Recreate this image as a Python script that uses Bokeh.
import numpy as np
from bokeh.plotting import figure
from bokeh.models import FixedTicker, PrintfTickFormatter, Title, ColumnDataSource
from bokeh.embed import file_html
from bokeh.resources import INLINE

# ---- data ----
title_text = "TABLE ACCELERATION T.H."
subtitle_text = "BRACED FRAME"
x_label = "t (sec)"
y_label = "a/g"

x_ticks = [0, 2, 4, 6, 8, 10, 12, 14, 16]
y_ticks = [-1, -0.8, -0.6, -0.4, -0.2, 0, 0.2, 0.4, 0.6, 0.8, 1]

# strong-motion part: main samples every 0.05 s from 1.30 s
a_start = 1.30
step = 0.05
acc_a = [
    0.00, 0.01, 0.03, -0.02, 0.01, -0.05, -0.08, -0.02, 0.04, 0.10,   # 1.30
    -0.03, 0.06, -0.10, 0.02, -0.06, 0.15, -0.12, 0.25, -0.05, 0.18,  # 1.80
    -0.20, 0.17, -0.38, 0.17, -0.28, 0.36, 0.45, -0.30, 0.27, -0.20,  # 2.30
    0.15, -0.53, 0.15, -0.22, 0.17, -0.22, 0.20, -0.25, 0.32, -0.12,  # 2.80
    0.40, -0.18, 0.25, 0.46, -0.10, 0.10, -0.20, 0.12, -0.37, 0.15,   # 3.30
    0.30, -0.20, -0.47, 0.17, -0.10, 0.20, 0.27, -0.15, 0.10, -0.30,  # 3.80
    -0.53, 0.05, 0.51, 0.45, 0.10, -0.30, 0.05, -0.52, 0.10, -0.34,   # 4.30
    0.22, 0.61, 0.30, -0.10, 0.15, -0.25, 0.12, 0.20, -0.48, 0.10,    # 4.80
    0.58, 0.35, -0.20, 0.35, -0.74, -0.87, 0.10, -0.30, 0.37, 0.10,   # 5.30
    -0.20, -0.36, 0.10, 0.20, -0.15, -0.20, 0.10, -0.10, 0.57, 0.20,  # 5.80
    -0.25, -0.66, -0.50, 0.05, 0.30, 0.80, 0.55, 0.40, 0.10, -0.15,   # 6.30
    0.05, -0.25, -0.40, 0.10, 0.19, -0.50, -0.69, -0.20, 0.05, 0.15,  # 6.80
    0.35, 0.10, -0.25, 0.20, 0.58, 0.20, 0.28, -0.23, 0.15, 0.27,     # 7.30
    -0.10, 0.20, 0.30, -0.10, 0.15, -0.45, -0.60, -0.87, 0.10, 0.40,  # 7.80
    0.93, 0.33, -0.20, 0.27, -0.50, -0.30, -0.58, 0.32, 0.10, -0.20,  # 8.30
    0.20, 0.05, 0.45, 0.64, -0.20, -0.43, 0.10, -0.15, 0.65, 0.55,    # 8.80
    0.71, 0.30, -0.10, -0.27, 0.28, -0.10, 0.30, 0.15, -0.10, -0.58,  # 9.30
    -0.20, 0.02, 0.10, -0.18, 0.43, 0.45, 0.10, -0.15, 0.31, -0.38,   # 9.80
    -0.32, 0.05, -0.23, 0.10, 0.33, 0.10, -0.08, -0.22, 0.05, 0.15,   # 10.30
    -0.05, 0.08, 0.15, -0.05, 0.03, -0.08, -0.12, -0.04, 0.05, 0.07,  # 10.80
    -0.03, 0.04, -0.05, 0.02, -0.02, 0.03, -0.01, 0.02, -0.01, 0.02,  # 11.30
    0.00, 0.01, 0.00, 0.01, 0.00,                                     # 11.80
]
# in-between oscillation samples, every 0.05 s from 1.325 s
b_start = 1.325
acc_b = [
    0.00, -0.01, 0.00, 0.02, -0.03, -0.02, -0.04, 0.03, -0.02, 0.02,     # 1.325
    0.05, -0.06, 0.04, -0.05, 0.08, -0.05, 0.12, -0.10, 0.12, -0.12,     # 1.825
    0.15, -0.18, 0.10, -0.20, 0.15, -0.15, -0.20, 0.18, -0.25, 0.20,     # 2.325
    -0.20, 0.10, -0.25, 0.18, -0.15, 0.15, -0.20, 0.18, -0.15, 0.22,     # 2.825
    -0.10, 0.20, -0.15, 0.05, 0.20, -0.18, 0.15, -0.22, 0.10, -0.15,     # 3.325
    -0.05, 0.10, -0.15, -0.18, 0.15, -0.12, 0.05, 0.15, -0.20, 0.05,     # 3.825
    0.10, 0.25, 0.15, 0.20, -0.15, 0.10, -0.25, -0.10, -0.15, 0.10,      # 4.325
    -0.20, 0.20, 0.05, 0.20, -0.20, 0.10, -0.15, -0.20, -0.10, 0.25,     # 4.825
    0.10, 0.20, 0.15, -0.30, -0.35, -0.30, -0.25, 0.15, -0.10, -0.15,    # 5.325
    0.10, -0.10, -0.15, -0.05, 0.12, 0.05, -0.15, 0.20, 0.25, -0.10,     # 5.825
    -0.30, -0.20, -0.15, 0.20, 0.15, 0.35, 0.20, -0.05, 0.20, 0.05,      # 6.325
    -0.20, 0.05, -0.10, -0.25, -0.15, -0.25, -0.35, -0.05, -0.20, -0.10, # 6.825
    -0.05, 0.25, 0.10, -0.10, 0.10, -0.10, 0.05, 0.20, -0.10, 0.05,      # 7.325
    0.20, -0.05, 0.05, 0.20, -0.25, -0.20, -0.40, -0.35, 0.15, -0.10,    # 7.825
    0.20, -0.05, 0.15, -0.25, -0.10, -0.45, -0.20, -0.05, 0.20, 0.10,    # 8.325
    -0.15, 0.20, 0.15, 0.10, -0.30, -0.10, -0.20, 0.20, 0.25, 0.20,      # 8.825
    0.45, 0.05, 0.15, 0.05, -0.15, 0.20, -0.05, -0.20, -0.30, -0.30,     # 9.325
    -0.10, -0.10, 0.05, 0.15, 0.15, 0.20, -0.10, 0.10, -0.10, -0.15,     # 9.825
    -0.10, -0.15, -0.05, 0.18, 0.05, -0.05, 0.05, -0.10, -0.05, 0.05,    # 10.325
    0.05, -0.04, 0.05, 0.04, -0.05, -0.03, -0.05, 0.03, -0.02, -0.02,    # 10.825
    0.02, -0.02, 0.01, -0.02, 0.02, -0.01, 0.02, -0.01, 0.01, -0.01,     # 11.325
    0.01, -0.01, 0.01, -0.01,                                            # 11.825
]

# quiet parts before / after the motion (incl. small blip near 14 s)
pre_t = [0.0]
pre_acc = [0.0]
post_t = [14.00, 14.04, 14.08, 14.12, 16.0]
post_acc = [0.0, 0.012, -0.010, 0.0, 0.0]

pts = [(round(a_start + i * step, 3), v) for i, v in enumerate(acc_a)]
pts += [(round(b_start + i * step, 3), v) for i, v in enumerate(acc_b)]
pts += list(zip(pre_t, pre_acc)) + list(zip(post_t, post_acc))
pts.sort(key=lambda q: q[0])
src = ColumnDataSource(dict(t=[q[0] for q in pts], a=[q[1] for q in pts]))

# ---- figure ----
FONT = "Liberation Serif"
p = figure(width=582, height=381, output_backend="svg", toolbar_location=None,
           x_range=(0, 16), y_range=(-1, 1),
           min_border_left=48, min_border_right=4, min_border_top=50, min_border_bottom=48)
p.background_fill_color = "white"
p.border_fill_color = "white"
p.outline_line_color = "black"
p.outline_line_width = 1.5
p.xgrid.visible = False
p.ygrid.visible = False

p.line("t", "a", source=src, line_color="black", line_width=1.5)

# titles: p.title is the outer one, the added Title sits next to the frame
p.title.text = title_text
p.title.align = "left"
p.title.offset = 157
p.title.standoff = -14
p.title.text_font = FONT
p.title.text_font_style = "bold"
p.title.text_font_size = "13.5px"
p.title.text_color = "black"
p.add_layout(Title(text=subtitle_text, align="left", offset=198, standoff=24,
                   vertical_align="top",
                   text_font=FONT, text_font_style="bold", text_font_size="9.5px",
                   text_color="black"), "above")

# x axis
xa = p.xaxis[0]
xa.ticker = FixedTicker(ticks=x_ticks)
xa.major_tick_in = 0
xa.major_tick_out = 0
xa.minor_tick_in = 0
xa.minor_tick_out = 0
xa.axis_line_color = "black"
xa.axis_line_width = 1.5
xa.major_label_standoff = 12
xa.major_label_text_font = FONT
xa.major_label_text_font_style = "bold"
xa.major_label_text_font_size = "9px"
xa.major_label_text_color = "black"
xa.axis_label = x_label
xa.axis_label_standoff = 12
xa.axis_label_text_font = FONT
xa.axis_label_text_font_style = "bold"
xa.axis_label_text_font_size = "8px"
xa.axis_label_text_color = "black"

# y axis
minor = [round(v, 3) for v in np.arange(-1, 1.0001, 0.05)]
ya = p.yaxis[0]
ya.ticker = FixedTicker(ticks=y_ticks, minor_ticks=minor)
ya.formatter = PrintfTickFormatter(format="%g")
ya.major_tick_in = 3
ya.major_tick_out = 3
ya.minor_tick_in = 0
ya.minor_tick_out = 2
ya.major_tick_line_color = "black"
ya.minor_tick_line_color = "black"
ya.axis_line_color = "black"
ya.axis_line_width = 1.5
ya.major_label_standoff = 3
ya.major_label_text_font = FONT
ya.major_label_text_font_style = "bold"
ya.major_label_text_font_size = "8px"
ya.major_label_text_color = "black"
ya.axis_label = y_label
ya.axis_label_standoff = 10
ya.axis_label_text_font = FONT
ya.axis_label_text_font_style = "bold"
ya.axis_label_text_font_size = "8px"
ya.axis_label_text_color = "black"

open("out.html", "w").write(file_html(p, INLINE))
==
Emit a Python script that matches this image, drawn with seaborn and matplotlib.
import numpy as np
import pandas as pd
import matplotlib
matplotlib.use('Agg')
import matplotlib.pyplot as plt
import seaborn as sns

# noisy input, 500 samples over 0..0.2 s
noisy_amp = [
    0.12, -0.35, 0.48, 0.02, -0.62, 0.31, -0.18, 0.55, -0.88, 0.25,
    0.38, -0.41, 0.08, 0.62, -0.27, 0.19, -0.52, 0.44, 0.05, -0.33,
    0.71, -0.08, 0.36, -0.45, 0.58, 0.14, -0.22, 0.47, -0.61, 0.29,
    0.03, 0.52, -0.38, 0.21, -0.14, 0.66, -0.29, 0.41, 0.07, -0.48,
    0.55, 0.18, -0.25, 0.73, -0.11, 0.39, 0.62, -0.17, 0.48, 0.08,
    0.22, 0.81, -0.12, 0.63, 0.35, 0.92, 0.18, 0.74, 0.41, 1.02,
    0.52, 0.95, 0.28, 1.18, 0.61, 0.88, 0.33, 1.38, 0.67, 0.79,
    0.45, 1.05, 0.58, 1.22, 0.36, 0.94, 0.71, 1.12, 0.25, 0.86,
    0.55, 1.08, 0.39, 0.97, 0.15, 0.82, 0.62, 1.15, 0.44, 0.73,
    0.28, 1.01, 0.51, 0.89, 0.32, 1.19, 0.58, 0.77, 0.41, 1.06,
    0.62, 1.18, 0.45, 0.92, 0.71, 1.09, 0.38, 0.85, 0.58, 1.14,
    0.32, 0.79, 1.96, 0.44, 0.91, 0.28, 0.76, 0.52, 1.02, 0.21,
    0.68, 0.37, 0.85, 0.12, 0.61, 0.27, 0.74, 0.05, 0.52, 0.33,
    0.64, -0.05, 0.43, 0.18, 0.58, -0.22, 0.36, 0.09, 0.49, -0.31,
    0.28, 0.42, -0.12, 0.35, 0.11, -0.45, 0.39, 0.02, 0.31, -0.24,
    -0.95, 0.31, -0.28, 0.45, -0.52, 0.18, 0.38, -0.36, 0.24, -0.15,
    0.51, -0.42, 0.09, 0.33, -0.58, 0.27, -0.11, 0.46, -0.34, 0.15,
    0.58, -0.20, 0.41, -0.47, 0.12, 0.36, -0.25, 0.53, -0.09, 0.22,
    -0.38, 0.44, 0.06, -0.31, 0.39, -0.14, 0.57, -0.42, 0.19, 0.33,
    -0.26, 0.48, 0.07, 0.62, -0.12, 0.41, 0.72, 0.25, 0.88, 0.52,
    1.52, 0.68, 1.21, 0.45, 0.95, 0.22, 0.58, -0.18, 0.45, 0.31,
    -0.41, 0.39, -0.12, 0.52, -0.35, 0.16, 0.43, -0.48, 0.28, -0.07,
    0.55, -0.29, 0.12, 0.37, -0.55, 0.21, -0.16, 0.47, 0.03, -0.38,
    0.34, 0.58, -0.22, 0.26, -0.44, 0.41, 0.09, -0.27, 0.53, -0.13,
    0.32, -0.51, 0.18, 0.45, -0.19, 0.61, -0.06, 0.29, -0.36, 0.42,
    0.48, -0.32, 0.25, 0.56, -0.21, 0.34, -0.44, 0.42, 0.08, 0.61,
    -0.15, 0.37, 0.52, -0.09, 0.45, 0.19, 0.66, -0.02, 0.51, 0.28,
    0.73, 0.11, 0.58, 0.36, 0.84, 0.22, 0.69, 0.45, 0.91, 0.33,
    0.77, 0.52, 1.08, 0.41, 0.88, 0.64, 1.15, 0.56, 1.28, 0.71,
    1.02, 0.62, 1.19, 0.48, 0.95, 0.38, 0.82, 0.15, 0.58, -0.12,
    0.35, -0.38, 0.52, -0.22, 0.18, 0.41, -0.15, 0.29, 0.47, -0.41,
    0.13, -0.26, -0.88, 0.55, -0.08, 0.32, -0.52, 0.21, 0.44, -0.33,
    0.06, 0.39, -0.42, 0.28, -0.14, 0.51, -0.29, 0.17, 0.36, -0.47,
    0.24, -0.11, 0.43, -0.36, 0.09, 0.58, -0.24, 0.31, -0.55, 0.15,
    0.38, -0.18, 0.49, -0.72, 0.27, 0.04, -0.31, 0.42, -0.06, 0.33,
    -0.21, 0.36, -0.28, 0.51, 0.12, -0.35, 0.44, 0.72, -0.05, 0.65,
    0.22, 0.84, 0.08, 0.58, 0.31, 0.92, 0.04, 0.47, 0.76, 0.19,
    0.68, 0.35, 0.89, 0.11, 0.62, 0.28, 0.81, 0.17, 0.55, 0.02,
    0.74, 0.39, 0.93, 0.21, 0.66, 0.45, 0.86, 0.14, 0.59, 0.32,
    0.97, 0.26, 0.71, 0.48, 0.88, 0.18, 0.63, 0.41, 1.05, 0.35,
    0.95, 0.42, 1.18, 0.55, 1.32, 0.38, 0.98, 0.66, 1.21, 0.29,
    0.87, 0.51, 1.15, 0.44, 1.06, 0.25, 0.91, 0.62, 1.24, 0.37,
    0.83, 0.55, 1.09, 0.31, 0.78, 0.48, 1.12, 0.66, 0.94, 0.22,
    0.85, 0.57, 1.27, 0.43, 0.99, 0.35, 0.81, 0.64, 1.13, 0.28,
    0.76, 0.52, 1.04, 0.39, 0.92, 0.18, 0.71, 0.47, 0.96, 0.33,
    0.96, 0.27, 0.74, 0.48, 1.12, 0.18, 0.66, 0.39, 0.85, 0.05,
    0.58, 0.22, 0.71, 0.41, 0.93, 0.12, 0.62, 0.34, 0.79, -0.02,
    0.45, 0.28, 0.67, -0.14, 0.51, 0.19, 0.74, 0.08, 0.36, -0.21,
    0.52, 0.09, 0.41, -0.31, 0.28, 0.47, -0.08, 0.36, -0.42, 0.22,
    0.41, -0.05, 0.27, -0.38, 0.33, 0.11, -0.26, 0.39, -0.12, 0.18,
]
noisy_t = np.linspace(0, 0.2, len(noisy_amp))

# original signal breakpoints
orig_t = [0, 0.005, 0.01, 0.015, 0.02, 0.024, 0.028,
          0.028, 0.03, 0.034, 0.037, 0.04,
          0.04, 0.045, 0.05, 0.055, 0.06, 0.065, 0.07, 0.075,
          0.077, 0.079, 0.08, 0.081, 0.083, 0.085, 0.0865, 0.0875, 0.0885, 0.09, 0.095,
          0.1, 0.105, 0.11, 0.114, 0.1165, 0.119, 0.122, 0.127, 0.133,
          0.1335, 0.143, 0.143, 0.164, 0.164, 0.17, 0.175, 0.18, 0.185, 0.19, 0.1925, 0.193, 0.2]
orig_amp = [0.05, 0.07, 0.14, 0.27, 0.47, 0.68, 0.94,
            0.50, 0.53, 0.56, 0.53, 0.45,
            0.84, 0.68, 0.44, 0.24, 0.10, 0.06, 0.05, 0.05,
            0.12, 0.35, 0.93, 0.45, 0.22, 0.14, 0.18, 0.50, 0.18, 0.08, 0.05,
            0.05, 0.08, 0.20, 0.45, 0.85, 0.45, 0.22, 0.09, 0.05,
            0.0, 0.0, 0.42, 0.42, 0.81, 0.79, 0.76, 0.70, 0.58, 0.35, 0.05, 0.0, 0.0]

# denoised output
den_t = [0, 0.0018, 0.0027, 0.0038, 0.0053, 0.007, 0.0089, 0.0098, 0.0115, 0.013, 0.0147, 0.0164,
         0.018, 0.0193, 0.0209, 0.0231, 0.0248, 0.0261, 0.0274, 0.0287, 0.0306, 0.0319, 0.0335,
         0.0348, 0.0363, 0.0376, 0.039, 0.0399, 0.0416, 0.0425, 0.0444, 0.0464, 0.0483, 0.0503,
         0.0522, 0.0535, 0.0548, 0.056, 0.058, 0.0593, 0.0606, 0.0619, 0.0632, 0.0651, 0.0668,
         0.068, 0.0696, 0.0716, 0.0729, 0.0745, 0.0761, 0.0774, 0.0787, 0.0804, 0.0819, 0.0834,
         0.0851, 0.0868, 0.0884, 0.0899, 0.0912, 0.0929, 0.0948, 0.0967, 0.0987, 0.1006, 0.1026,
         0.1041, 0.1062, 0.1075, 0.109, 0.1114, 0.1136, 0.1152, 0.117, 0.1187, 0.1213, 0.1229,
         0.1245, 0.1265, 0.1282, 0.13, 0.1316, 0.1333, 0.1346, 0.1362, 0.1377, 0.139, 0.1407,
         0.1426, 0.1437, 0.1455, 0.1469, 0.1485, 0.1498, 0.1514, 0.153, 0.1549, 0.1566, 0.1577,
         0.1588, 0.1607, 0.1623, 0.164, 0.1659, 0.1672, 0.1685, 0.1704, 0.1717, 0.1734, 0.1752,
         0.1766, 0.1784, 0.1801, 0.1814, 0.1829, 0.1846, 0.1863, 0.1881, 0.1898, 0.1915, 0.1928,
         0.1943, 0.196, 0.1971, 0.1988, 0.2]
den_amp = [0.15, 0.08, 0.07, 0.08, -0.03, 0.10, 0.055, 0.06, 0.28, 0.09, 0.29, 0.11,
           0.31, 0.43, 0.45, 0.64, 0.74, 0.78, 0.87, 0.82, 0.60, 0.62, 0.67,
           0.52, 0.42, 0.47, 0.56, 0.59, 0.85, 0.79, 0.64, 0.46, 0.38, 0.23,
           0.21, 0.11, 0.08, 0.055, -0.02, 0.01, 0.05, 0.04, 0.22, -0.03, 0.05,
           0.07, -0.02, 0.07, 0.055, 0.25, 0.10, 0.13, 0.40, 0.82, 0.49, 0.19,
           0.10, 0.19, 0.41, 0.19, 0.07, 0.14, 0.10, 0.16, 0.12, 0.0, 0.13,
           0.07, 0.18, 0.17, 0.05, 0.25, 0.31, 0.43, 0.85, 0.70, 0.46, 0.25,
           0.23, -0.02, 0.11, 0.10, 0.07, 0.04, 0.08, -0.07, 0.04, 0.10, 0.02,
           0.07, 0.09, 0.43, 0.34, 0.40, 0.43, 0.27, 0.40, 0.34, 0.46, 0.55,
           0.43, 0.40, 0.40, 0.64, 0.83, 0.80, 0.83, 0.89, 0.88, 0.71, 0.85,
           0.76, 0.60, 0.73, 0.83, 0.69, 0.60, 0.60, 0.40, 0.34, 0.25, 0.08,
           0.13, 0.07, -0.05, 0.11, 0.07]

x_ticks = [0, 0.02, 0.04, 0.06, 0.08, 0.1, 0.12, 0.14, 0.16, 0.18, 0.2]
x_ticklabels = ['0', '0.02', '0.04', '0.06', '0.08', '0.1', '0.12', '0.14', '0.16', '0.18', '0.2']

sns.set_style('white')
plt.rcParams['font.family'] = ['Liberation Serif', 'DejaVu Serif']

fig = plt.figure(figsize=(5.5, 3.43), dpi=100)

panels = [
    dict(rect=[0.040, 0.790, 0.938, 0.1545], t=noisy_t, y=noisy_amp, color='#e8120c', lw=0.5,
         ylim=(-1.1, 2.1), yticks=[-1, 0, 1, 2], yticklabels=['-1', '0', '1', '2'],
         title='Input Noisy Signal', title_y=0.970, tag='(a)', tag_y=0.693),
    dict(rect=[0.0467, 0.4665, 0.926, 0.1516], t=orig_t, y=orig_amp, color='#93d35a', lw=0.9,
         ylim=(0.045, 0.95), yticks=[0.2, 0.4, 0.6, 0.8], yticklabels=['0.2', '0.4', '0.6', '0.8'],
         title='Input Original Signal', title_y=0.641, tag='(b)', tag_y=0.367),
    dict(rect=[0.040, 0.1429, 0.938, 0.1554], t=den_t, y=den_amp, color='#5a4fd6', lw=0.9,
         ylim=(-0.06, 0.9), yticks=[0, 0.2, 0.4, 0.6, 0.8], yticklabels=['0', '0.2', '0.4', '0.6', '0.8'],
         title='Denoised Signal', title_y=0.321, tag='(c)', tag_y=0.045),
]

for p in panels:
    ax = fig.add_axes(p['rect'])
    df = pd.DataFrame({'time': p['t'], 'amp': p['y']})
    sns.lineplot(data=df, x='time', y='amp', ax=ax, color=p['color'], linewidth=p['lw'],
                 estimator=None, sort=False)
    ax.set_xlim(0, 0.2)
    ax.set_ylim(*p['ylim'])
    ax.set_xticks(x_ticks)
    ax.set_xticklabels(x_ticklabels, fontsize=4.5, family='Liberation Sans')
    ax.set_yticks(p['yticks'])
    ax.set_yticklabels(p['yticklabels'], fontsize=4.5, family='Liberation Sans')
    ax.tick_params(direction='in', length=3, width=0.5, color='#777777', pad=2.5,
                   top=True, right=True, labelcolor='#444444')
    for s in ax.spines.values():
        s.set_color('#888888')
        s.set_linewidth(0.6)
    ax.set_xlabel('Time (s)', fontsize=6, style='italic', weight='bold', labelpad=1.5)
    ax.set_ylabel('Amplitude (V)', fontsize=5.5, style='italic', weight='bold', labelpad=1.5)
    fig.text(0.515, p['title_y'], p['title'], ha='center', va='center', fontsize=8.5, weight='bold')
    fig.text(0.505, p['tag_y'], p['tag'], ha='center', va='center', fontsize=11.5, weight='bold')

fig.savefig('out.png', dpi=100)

> [WHAT THE TASK ASKS]
Return exactly the lines from the line that has "Recreate this image" to the line that has "from bokeh.resources import INLINE", both of them included.

> [RIGHT ANSWER]
Recreate this image as a Python script that uses Bokeh.
import numpy as np
from bokeh.plotting import figure
from bokeh.models import FixedTicker, PrintfTickFormatter, Title, ColumnDataSource
from bokeh.embed import file_html
from bokeh.resources import INLINE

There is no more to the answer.